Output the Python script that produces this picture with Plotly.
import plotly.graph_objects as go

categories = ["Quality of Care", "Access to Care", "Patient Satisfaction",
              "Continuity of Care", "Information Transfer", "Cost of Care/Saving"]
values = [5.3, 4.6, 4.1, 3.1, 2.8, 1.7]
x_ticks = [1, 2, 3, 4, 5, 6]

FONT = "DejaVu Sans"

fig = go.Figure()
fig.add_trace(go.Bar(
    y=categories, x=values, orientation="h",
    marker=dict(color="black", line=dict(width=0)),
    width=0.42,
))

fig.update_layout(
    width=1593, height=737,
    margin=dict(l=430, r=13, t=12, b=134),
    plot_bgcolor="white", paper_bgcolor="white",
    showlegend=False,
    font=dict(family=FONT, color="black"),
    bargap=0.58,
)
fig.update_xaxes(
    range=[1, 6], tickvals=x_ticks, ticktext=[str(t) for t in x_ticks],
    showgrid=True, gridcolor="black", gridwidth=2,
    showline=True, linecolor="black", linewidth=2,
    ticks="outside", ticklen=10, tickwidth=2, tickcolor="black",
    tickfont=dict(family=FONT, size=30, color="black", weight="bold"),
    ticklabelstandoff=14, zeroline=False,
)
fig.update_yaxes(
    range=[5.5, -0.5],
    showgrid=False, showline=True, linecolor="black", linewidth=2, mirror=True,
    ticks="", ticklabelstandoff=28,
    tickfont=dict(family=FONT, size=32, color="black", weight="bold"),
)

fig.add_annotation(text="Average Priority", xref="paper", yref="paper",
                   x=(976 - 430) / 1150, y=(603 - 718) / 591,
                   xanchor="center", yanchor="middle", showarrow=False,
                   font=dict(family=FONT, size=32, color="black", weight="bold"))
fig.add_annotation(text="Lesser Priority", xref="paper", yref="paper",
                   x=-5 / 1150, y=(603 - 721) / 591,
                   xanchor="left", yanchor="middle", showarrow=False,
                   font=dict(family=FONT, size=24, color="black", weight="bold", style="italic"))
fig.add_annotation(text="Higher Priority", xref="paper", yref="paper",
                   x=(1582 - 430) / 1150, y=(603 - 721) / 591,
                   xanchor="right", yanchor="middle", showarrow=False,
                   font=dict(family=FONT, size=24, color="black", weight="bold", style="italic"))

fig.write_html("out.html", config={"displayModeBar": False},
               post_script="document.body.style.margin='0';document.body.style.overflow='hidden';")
■ ■ ■ ■ ■ ■ ■
Please reproduce the entire listing, exactly as shown.

Output the Python script that produces this picture with Plotly.
import plotly.graph_objects as go

categories = ["Quality of Care", "Access to Care", "Patient Satisfaction",
              "Continuity of Care", "Information Transfer", "Cost of Care/Saving"]
values = [5.3, 4.6, 4.1, 3.1, 2.8, 1.7]
x_ticks = [1, 2, 3, 4, 5, 6]

FONT = "DejaVu Sans"

fig = go.Figure()
fig.add_trace(go.Bar(
    y=categories, x=values, orientation="h",
    marker=dict(color="black", line=dict(width=0)),
    width=0.42,
))

fig.update_layout(
    width=1593, height=737,
    margin=dict(l=430, r=13, t=12, b=134),
    plot_bgcolor="white", paper_bgcolor="white",
    showlegend=False,
    font=dict(family=FONT, color="black"),
    bargap=0.58,
)
fig.update_xaxes(
    range=[1, 6], tickvals=x_ticks, ticktext=[str(t) for t in x_ticks],
    showgrid=True, gridcolor="black", gridwidth=2,
    showline=True, linecolor="black", linewidth=2,
    ticks="outside", ticklen=10, tickwidth=2, tickcolor="black",
    tickfont=dict(family=FONT, size=30, color="black", weight="bold"),
    ticklabelstandoff=14, zeroline=False,
)
fig.update_yaxes(
    range=[5.5, -0.5],
    showgrid=False, showline=True, linecolor="black", linewidth=2, mirror=True,
    ticks="", ticklabelstandoff=28,
    tickfont=dict(family=FONT, size=32, color="black", weight="bold"),
)

fig.add_annotation(text="Average Priority", xref="paper", yref="paper",
                   x=(976 - 430) / 1150, y=(603 - 718) / 591,
                   xanchor="center", yanchor="middle", showarrow=False,
                   font=dict(family=FONT, size=32, color="black", weight="bold"))
fig.add_annotation(text="Lesser Priority", xref="paper", yref="paper",
                   x=-5 / 1150, y=(603 - 721) / 591,
                   xanchor="left", yanchor="middle", showarrow=False,
                   font=dict(family=FONT, size=24, color="black", weight="bold", style="italic"))
fig.add_annotation(text="Higher Priority", xref="paper", yref="paper",
                   x=(1582 - 430) / 1150, y=(603 - 721) / 591,
                   xanchor="right", yanchor="middle", showarrow=False,
                   font=dict(family=FONT, size=24, color="black", weight="bold", style="italic"))

fig.write_html("out.html", config={"displayModeBar": False},
               post_script="document.body.style.margin='0';document.body.style.overflow='hidden';")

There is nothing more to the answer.